Provided data

===============

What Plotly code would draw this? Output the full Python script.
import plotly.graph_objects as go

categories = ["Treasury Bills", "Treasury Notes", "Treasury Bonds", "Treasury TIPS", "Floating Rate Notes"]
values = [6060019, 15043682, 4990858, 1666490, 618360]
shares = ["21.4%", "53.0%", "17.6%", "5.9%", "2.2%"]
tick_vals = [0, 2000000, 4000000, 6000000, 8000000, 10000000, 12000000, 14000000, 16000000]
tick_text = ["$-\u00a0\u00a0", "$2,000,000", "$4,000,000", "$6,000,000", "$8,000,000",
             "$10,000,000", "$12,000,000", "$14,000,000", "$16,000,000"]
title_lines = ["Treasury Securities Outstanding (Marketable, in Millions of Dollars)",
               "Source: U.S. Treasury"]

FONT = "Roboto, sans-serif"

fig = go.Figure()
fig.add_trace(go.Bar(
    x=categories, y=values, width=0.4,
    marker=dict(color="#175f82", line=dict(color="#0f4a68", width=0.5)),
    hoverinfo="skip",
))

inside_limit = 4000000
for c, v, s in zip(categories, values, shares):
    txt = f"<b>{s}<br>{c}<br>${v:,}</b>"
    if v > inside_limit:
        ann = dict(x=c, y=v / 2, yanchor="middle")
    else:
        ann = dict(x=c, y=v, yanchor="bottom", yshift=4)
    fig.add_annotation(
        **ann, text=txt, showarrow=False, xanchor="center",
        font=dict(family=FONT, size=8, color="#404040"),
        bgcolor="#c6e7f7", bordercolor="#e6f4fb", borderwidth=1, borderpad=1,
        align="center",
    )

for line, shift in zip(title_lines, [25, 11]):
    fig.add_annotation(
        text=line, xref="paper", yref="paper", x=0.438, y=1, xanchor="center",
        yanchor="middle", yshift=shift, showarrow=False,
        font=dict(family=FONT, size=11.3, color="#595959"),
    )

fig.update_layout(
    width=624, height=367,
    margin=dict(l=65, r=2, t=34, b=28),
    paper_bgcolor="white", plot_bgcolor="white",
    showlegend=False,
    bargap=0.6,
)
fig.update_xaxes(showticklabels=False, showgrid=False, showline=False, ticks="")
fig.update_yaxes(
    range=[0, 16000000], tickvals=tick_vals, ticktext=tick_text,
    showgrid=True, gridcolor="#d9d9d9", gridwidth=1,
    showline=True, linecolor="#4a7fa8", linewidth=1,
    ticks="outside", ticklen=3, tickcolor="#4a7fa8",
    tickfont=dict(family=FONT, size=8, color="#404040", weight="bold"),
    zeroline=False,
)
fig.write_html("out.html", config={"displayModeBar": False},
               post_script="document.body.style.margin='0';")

===============

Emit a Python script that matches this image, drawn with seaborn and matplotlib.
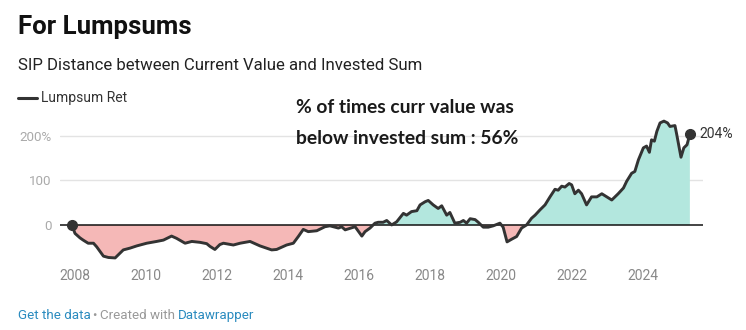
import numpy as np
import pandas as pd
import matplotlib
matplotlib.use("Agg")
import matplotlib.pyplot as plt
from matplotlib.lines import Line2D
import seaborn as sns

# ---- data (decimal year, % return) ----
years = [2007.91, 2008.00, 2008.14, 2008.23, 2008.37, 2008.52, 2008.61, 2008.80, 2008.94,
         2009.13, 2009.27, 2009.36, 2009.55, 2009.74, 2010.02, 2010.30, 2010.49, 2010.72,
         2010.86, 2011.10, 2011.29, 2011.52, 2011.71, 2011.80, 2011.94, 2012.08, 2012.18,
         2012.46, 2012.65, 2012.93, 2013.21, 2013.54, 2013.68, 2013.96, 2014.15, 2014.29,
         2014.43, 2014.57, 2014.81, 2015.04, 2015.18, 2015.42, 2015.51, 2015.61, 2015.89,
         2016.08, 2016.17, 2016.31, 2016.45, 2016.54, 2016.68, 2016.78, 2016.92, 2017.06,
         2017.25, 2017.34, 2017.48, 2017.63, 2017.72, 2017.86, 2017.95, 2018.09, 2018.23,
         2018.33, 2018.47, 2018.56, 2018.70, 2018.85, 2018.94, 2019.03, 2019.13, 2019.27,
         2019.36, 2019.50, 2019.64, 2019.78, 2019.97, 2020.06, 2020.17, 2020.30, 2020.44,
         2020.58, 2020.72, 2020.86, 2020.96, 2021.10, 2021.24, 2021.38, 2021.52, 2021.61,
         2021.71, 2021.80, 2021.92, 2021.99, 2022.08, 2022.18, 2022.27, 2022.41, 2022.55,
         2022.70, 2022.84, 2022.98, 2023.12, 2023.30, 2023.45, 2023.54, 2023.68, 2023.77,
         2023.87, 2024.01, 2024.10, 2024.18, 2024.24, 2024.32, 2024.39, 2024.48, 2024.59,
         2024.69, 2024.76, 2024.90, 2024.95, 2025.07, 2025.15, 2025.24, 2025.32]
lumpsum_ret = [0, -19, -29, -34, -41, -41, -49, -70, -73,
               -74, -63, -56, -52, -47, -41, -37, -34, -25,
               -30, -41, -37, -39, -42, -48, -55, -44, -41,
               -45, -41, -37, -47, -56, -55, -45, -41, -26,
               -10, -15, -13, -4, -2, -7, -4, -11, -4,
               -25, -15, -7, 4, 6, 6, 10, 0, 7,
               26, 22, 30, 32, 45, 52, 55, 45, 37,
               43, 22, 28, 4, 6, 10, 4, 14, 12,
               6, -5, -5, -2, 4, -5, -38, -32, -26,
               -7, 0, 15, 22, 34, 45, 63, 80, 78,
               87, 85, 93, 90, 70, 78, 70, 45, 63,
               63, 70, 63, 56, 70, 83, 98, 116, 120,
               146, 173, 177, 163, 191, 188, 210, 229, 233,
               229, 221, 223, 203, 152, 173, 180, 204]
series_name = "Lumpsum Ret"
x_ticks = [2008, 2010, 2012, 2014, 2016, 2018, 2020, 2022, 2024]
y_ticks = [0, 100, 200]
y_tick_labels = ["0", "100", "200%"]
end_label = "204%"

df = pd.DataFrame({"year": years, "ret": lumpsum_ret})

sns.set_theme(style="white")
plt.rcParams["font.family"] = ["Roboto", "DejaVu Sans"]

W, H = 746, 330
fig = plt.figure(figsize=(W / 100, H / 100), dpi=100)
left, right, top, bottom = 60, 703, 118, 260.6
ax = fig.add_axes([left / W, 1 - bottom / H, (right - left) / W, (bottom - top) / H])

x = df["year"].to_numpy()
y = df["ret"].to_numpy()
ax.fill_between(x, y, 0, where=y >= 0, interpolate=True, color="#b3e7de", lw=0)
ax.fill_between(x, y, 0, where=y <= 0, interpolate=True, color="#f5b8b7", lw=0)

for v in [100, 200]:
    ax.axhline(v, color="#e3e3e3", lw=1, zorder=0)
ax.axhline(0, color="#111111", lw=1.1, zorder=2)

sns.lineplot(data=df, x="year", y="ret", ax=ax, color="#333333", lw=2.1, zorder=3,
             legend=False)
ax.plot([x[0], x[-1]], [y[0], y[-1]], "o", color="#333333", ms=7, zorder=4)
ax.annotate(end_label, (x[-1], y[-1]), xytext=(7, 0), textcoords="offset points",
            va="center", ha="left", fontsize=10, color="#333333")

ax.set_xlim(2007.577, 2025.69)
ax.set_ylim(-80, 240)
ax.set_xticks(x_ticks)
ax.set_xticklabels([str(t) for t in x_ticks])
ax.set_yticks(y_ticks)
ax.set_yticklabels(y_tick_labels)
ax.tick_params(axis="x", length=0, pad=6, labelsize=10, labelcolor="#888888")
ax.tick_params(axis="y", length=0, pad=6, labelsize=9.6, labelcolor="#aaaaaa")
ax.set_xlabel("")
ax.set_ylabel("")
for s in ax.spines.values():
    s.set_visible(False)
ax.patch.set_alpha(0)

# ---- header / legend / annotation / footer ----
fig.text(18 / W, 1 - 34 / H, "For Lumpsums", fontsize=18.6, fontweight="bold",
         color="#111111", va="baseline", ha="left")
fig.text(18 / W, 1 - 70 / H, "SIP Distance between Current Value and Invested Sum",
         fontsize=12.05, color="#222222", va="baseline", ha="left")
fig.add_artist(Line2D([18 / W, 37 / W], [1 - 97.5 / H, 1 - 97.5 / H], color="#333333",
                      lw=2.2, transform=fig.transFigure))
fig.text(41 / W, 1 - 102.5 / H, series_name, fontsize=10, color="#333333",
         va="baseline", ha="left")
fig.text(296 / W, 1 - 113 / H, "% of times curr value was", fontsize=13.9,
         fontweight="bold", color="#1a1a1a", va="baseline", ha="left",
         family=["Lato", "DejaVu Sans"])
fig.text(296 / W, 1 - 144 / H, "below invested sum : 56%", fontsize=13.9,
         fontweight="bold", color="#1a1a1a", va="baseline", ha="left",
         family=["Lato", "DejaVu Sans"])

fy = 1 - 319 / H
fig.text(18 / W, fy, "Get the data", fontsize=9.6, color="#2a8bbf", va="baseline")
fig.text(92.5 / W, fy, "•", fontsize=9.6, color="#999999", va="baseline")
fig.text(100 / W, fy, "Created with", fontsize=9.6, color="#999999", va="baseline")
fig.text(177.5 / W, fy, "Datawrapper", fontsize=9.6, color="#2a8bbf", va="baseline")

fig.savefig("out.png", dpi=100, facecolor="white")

===============

Goal
Only the lines from "Emit a Python" through "import seaborn as sns" should appear in your output, copied exactly with both end lines, and with no pictures.

Finished answer
Emit a Python script that matches this image, drawn with seaborn and matplotlib.
import numpy as np
import pandas as pd
import matplotlib
matplotlib.use("Agg")
import matplotlib.pyplot as plt
from matplotlib.lines import Line2D
import seaborn as sns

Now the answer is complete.